Leave the pictures out, and retype all of the material exactly as written.
— start GIVEN INFORMATION —
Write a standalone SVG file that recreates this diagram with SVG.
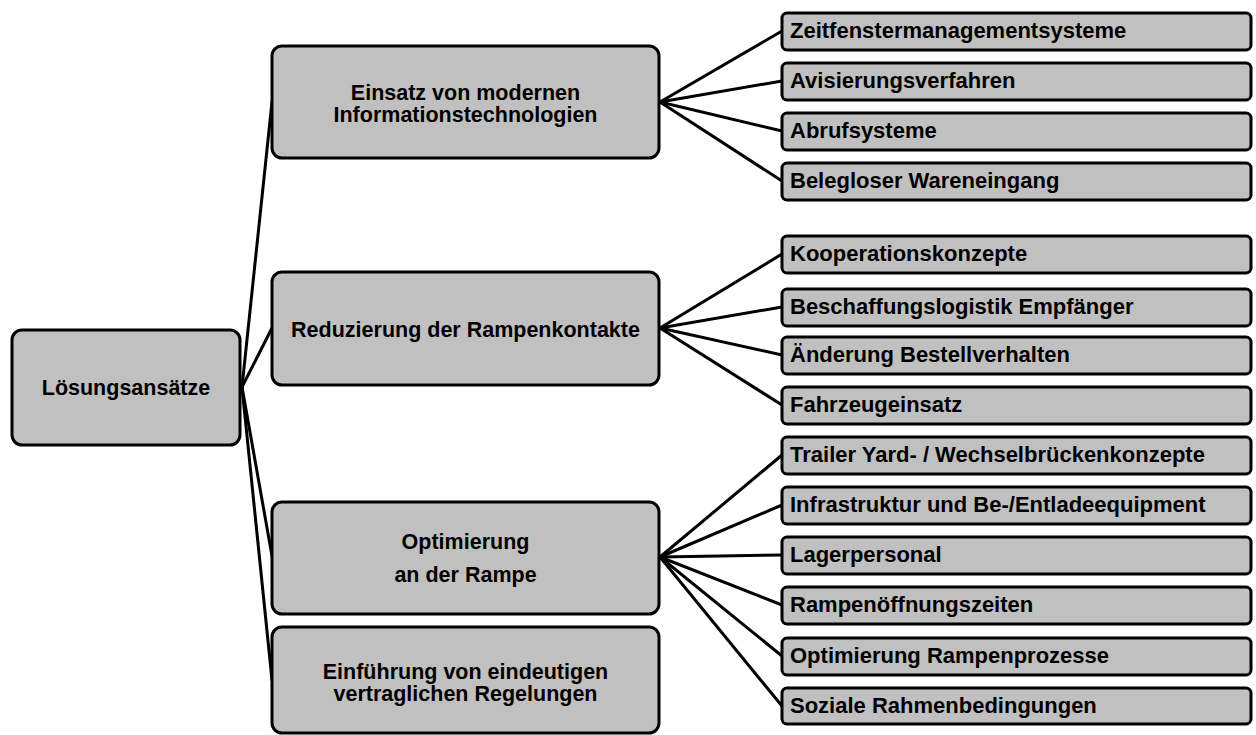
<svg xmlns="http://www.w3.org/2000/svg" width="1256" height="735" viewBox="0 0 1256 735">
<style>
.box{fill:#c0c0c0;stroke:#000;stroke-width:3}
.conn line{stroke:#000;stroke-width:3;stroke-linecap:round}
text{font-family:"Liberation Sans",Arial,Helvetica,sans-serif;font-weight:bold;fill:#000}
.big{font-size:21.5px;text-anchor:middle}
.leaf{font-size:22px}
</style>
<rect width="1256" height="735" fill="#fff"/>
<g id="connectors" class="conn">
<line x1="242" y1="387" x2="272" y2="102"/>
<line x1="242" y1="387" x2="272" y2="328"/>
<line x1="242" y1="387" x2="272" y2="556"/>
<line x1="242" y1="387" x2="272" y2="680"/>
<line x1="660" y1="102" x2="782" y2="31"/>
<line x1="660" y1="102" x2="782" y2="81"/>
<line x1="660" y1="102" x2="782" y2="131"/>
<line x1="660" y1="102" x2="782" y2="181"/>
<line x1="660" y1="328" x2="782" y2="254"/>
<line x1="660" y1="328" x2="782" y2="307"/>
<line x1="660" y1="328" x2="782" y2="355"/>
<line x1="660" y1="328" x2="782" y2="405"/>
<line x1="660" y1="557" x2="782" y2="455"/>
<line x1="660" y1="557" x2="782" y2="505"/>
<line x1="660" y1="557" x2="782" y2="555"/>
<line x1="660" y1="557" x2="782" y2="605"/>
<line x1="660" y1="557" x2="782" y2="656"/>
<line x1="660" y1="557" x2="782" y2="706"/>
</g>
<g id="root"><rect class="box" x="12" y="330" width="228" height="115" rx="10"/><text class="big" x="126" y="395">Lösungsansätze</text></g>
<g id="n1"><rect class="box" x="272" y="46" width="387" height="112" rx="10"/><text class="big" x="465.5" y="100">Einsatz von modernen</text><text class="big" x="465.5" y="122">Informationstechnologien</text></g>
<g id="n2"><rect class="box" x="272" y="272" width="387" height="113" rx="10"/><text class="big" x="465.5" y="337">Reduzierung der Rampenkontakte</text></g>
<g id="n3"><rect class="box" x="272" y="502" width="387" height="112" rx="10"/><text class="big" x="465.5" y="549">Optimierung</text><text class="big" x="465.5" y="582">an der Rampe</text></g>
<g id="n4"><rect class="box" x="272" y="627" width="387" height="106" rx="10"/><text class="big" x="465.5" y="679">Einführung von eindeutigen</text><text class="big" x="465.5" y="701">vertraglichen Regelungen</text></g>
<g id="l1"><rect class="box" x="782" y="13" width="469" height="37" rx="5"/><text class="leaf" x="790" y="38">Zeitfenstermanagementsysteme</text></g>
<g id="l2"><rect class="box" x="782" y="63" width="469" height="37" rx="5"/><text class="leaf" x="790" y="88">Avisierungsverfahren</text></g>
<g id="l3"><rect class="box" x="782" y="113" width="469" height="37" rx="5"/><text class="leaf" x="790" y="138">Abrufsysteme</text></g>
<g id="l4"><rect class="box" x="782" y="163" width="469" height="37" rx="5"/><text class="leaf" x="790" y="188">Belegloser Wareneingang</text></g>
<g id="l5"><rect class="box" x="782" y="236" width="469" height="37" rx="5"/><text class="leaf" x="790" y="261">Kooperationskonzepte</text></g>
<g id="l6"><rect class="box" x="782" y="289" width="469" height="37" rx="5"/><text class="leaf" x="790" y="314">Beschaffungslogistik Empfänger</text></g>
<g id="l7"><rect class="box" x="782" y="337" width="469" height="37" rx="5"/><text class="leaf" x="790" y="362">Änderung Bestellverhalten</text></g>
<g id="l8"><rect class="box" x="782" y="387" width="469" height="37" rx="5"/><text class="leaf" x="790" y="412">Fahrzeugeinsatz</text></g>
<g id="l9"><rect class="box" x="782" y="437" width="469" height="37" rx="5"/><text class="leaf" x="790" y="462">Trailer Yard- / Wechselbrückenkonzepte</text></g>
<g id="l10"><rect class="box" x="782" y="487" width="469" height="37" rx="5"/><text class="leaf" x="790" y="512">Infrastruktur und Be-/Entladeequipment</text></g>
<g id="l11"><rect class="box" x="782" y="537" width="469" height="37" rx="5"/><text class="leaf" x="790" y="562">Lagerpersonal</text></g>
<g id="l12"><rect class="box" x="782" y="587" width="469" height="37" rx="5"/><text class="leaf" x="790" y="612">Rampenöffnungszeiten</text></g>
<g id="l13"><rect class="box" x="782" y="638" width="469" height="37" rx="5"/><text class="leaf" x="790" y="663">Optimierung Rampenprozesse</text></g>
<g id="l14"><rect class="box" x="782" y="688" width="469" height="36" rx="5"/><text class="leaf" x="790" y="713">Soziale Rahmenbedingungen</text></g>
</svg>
— end GIVEN INFORMATION —
• [WRITTEN RESPONSE]:
Write a standalone SVG file that recreates this diagram with SVG.
<svg xmlns="http://www.w3.org/2000/svg" width="1256" height="735" viewBox="0 0 1256 735">
<style>
.box{fill:#c0c0c0;stroke:#000;stroke-width:3}
.conn line{stroke:#000;stroke-width:3;stroke-linecap:round}
text{font-family:"Liberation Sans",Arial,Helvetica,sans-serif;font-weight:bold;fill:#000}
.big{font-size:21.5px;text-anchor:middle}
.leaf{font-size:22px}
</style>
<rect width="1256" height="735" fill="#fff"/>
<g id="connectors" class="conn">
<line x1="242" y1="387" x2="272" y2="102"/>
<line x1="242" y1="387" x2="272" y2="328"/>
<line x1="242" y1="387" x2="272" y2="556"/>
<line x1="242" y1="387" x2="272" y2="680"/>
<line x1="660" y1="102" x2="782" y2="31"/>
<line x1="660" y1="102" x2="782" y2="81"/>
<line x1="660" y1="102" x2="782" y2="131"/>
<line x1="660" y1="102" x2="782" y2="181"/>
<line x1="660" y1="328" x2="782" y2="254"/>
<line x1="660" y1="328" x2="782" y2="307"/>
<line x1="660" y1="328" x2="782" y2="355"/>
<line x1="660" y1="328" x2="782" y2="405"/>
<line x1="660" y1="557" x2="782" y2="455"/>
<line x1="660" y1="557" x2="782" y2="505"/>
<line x1="660" y1="557" x2="782" y2="555"/>
<line x1="660" y1="557" x2="782" y2="605"/>
<line x1="660" y1="557" x2="782" y2="656"/>
<line x1="660" y1="557" x2="782" y2="706"/>
</g>
<g id="root"><rect class="box" x="12" y="330" width="228" height="115" rx="10"/><text class="big" x="126" y="395">Lösungsansätze</text></g>
<g id="n1"><rect class="box" x="272" y="46" width="387" height="112" rx="10"/><text class="big" x="465.5" y="100">Einsatz von modernen</text><text class="big" x="465.5" y="122">Informationstechnologien</text></g>
<g id="n2"><rect class="box" x="272" y="272" width="387" height="113" rx="10"/><text class="big" x="465.5" y="337">Reduzierung der Rampenkontakte</text></g>
<g id="n3"><rect class="box" x="272" y="502" width="387" height="112" rx="10"/><text class="big" x="465.5" y="549">Optimierung</text><text class="big" x="465.5" y="582">an der Rampe</text></g>
<g id="n4"><rect class="box" x="272" y="627" width="387" height="106" rx="10"/><text class="big" x="465.5" y="679">Einführung von eindeutigen</text><text class="big" x="465.5" y="701">vertraglichen Regelungen</text></g>
<g id="l1"><rect class="box" x="782" y="13" width="469" height="37" rx="5"/><text class="leaf" x="790" y="38">Zeitfenstermanagementsysteme</text></g>
<g id="l2"><rect class="box" x="782" y="63" width="469" height="37" rx="5"/><text class="leaf" x="790" y="88">Avisierungsverfahren</text></g>
<g id="l3"><rect class="box" x="782" y="113" width="469" height="37" rx="5"/><text class="leaf" x="790" y="138">Abrufsysteme</text></g>
<g id="l4"><rect class="box" x="782" y="163" width="469" height="37" rx="5"/><text class="leaf" x="790" y="188">Belegloser Wareneingang</text></g>
<g id="l5"><rect class="box" x="782" y="236" width="469" height="37" rx="5"/><text class="leaf" x="790" y="261">Kooperationskonzepte</text></g>
<g id="l6"><rect class="box" x="782" y="289" width="469" height="37" rx="5"/><text class="leaf" x="790" y="314">Beschaffungslogistik Empfänger</text></g>
<g id="l7"><rect class="box" x="782" y="337" width="469" height="37" rx="5"/><text class="leaf" x="790" y="362">Änderung Bestellverhalten</text></g>
<g id="l8"><rect class="box" x="782" y="387" width="469" height="37" rx="5"/><text class="leaf" x="790" y="412">Fahrzeugeinsatz</text></g>
<g id="l9"><rect class="box" x="782" y="437" width="469" height="37" rx="5"/><text class="leaf" x="790" y="462">Trailer Yard- / Wechselbrückenkonzepte</text></g>
<g id="l10"><rect class="box" x="782" y="487" width="469" height="37" rx="5"/><text class="leaf" x="790" y="512">Infrastruktur und Be-/Entladeequipment</text></g>
<g id="l11"><rect class="box" x="782" y="537" width="469" height="37" rx="5"/><text class="leaf" x="790" y="562">Lagerpersonal</text></g>
<g id="l12"><rect class="box" x="782" y="587" width="469" height="37" rx="5"/><text class="leaf" x="790" y="612">Rampenöffnungszeiten</text></g>
<g id="l13"><rect class="box" x="782" y="638" width="469" height="37" rx="5"/><text class="leaf" x="790" y="663">Optimierung Rampenprozesse</text></g>
<g id="l14"><rect class="box" x="782" y="688" width="469" height="36" rx="5"/><text class="leaf" x="790" y="713">Soziale Rahmenbedingungen</text></g>
</svg>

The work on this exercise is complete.